Throughout the day, I’d detoured into dark shops, peeked down bricked alleys, stepped into courtyards whenever I’d seen a sign for palm readings. 

We were almost to Canal where we’d catch a cab when I’d side-stepped four men in the middle of the street dressed in surgical gowns with their white asses flashing like strobe lights.

In the last five years, I’d been in many such gowns. I wasn’t amused.

A half block before we’d be out of the bass beat of Bourbon, I saw a sartorial looking man at a card table where there was a sign—Palm and Tarot Card Readings. Why him, Chris asked, after I’d turned down so many others?  I didn’t know.  This guy was large and bald and had set up in front of a padlocked wrought-iron gate. I sat down and held out my hands. He spread the left one out and whisked it with the edge of his hand as if wiping away dust. He looked down.

You were a man in your first life, a medical doctor, he said.

In your second life, you lived in the mountains. 

You are pessimistic, in general, though people think you are optimistic.

I gave him twenty dollars. Chris sat down, deciding on a card reading, and I was surprised how serious he became as he listened. 

Behind the fence, a rat zig-zagged across the sweaty patio of the courtyard.

It would dart from one side, then wait some seconds before racing to the other side to hide in the shadows. With each scurry, he got closer to the gate.

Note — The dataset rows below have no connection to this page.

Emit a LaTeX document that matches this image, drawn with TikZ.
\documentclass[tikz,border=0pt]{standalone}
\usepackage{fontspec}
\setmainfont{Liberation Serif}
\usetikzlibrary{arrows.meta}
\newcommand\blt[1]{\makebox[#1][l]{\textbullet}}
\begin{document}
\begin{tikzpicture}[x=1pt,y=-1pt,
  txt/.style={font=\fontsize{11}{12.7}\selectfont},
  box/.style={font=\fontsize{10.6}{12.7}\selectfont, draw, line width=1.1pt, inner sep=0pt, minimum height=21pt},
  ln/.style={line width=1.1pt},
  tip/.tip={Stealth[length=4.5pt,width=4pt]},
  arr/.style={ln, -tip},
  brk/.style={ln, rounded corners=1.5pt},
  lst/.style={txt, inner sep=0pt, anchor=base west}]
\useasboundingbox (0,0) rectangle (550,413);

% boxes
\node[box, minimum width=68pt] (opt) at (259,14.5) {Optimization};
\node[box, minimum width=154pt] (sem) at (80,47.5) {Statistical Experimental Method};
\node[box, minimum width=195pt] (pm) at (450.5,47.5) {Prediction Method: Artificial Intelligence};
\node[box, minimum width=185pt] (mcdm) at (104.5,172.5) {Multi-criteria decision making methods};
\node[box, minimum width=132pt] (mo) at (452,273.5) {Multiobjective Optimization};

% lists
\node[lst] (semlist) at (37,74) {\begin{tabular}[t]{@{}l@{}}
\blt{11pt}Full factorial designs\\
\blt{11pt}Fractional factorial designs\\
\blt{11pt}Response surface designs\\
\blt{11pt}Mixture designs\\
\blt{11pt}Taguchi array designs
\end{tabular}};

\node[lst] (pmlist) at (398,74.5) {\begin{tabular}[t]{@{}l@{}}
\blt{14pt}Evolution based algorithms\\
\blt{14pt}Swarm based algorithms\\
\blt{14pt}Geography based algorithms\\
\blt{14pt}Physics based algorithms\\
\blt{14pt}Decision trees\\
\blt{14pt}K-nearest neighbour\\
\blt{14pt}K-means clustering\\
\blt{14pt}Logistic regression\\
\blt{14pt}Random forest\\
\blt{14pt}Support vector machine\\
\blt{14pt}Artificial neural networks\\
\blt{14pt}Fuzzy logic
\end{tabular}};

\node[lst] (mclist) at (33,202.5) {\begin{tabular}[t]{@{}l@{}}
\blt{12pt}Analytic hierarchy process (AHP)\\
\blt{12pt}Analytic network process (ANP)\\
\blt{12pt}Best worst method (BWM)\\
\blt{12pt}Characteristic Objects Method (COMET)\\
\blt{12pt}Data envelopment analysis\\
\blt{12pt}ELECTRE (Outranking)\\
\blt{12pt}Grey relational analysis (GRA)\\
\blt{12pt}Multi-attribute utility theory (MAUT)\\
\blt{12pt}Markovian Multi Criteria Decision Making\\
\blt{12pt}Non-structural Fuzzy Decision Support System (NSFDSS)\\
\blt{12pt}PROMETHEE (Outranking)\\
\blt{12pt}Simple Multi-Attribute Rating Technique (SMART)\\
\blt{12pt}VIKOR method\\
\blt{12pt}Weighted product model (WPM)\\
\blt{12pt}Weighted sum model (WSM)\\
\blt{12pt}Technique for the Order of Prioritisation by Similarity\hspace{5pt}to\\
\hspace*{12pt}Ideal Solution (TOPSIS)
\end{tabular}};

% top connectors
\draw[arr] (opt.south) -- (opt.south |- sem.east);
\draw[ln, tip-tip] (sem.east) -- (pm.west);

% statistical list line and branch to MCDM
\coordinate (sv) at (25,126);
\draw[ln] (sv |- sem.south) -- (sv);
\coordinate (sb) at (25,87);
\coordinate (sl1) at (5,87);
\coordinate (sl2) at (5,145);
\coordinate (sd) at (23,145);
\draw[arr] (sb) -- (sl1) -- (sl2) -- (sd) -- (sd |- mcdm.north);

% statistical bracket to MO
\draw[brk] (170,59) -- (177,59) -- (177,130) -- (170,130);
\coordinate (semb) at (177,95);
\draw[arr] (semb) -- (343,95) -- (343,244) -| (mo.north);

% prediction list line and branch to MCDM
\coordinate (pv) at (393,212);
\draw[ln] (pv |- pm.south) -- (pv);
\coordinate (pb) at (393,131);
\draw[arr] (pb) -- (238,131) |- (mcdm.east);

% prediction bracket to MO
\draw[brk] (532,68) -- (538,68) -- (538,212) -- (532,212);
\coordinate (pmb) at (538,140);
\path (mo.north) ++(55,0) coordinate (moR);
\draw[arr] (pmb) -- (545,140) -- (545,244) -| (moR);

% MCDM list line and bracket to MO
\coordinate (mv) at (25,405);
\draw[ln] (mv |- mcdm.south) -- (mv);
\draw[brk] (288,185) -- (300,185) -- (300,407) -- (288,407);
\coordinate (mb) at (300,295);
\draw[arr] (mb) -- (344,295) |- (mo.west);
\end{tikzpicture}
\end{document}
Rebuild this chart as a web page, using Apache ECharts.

I wondered if I should say something to the palm reader.

Someone touched my elbow, and I turned to see a darling, baby-faced twenty- something with black hair and black eyes who held a giant plastic cup of beer. He was grinning, listing to his left and squinting which made it seem as if he were deciding on the angle for painting a portrait.   

You’re skeptical, aren’t you?  His eyes glinted, picking up the streetlight. I grew up with a drunk for a sister so I automatically scan for if it’s worth my time or not.  I determined he wasn’t shit-faced.  

I’m not a skeptic, I said.  I didn’t say I’d just been told I was a pessimist. But I was confused until I realized he thought I was looking askance at the “reading.” 

You look skeptical, he said. 

I was about to explain when I realized he was flirting.  

I’m really old, I said, trying to explain the confusion.  I didn’t say really old and really sick.

So you are old and skeptical? he asked. His friend came up behind him. He had on a backwards baseball cap and looked like a big foolish bloke of a guy. The class clown. The tackle on the high school football team.  

I put my palm on the black-haired boy’s cheek. His grin got goofy, lopsided. 

You are beautiful, he said. 

It’s the lighting, I said. 

I saw Chris stand and take out his wallet. I stepped away from the boy and his friend, and Chris and I headed toward Canal and finally to the the shotgun duplex in the Garden District we’d rented through airbnb; Chris, who’s married, slept on the couch, and I slept on the big double-bed without turning down the duvet, without pitching the dozens of pillows on the floor. For an hour, I’d stared at the ceiling fan, and thought of the time in my past life when I’d lived in the mountains, raised goats and tended roses. 

I didn’t believe I had been a medical doctor in any past life. Or a man

In my past life I am certain I stepped out of my cottage to see the sun rise over the purple mountain. In my past life I am certain I then turned to go back to bed where the black-haired boy waited.